= Hodge cycle =

Kind of homology class in differential geometry

In differential geometry, a Hodge cycle or Hodge class is a particular kind of homology class defined on a complex algebraic variety V, or more generally on a Kähler manifold. A homology class x in a homology group

$H_k(V, \Complex) = H$

where V is a non-singular complex algebraic variety or Kähler manifold is a Hodge cycle, provided it satisfies two conditions. Firstly, k is an even integer $2p$, and in the direct sum decomposition of H shown to exist in Hodge theory, x is purely of type $(p,p)$. Secondly, x is a rational class, in the sense that it lies in the image of the abelian group homomorphism

$H_k(V, \Q) \to H$

defined in algebraic topology (as a special case of the universal coefficient theorem). The conventional term Hodge cycle therefore is slightly inaccurate, in that x is considered as a class (modulo boundaries); but this is normal usage.

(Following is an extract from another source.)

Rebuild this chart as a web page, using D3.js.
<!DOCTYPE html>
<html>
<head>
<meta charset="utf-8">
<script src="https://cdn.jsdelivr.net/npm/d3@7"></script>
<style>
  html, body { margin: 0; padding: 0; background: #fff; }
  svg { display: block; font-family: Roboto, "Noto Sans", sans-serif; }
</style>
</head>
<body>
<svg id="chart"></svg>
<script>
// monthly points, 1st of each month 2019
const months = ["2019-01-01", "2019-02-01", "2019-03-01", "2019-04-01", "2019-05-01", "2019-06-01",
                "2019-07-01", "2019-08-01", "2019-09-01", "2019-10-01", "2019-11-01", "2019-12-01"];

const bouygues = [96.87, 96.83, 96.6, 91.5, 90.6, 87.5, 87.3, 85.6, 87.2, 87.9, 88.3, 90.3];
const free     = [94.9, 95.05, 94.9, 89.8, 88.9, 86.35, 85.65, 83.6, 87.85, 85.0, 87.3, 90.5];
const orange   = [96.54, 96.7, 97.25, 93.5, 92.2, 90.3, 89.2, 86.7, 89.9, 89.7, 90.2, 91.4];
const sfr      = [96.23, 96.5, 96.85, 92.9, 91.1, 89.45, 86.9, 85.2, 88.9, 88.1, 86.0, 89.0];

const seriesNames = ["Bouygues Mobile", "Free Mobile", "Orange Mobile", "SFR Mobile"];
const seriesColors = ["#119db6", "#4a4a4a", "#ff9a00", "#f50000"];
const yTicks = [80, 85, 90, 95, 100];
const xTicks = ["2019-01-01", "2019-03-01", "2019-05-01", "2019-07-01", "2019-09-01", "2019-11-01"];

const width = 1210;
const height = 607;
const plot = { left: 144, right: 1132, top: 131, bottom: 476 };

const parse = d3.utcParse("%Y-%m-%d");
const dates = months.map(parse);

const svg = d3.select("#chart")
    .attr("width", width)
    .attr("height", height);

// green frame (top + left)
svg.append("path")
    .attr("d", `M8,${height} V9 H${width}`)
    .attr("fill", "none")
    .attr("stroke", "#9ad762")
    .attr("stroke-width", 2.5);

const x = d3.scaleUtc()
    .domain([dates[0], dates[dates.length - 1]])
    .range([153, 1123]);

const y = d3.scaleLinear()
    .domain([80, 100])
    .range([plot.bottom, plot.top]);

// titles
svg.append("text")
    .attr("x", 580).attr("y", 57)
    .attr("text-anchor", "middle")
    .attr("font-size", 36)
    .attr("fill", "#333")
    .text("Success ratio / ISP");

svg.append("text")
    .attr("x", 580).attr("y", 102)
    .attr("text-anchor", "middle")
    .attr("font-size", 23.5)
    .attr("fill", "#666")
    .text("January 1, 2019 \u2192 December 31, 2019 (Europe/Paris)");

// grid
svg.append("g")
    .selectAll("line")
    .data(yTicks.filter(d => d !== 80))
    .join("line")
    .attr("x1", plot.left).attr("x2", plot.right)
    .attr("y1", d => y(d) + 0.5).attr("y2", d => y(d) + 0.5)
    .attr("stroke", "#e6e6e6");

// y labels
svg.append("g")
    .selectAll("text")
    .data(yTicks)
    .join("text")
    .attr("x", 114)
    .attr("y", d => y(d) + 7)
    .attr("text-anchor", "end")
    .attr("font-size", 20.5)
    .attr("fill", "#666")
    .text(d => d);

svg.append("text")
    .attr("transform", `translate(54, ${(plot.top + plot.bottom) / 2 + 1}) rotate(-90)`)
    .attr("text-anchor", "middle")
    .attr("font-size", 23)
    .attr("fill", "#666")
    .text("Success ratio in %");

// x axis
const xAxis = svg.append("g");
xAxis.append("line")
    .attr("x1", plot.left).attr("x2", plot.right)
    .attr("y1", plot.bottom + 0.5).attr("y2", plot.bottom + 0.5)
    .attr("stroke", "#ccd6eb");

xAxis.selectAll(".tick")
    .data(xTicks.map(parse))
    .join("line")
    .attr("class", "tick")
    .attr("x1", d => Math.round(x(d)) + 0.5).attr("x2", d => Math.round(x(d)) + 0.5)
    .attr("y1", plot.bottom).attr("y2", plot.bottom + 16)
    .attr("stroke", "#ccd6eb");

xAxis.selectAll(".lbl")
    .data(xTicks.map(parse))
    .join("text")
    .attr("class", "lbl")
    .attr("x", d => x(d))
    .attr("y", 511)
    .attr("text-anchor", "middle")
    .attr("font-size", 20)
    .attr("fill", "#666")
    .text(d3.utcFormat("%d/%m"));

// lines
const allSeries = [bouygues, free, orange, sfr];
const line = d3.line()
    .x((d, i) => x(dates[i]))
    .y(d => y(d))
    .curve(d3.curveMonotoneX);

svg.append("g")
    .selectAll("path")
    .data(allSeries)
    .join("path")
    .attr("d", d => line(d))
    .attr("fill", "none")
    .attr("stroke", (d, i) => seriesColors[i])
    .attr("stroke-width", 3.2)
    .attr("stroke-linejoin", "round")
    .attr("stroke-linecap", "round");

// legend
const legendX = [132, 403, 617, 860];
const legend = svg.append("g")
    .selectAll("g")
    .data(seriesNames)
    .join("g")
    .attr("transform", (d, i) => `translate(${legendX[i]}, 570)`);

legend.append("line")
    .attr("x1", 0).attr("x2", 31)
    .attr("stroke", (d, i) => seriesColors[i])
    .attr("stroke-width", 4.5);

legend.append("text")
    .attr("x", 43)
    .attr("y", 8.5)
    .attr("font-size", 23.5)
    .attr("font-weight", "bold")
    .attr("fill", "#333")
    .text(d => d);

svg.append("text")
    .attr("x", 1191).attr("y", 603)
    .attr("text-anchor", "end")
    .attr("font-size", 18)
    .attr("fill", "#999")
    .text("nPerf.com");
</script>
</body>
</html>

The importance of Hodge cycles lies primarily in the Hodge conjecture, to the effect that Hodge cycles should always be algebraic cycles, for V a complete algebraic variety. This is an unsolved problem, one of the Millennium Prize Problems. It is known that being a Hodge cycle is a necessary condition to be an algebraic cycle that is rational, and numerous particular cases of the conjecture are known.